こうして誕生した米田さんご夫婦のための空間は、「快適すぎるくらい快適!!」と思わず声を大にするほどの満足となりました。

「実はLDKは15畳くらいなので、すごく広い部屋というわけでもないんですが、今回のイエはリビングを起点にして建てただけあり、ここで過ごす時間は本当に最高ですね」。

もちろん、ハコがいかに良くても、暮らし方一つですぐに雑然とした空間になってしまうことは多々あります。米田さんのイエづくりにおいて、モノを極力置かないという考えがあったため、完成時のすっきりとした空気感が維持できているそう。
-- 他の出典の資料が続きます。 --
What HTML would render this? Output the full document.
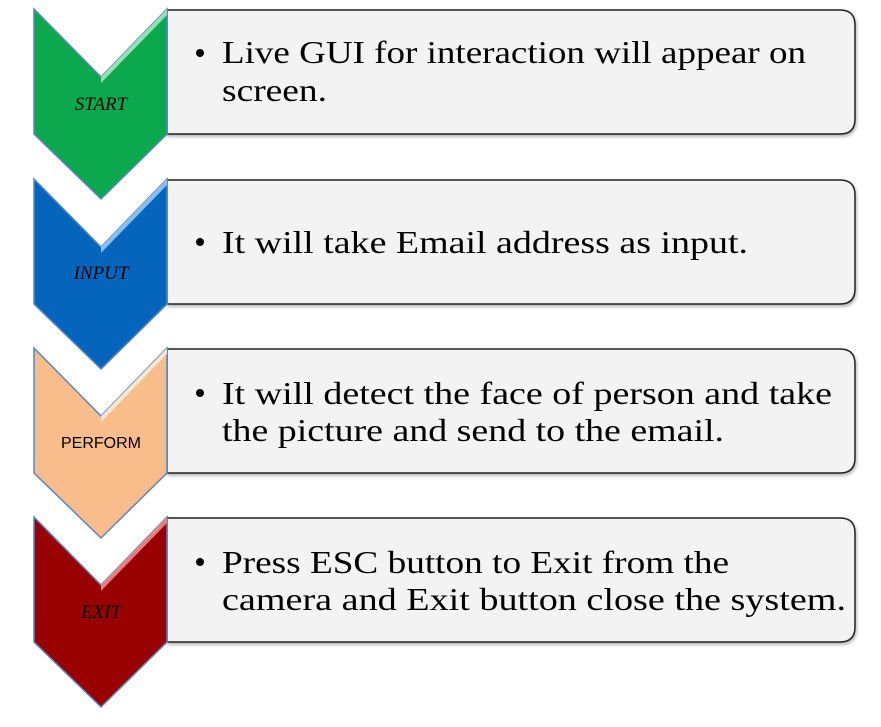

「食卓とソファ。基本的に家具はそれくらいでしょうか。収納は最低限。たくさん収納スペースがあると不必要なものまで置けてしまいますからね。空間に置けない、収納に入らないなら買わないと決めています」。

実際に収納スペースは3畳のウォークインクローゼットが1つ。ただ、収納する場所を集中させることで、必要なもの、不要なものが一目瞭然になるというメリットがあるのだと米田さんは教えてくれました。「どこに何があるかすぐにわ­かる。そんな直感的な使い方ができることを大切にしているんです」。

ところで、LDKの天井を見上げると、傾斜がついていることがわかります。実は屋根も特殊な構造になっているのです。外から見ると一角が伸びて三角形のようですが、こうやって室内に入ってみると、その印象が覆るユニークな造り。これは最も高い屋根の頂点から二方向に角度がついた片流れを合わせた形になっています。ただでさえ困難なこの大工仕事に加え、さらに外壁がガルバリウム鋼板による一枚板で、横の継ぎ目を一切入れな­いという仕事がなされていました。

「この形になったのも、ぼくが発した“ロフトがあるといいよね”という一言がきっかけでした」という米田さん。では、どのようにしてロフトを生み出すか。賢太さんの計算が始まります。本当に些細な、でもあったら良いなという本音の気持ち。そんな思いに応えたからこそ、このイエが生まれたのです。全ては、小さなことから。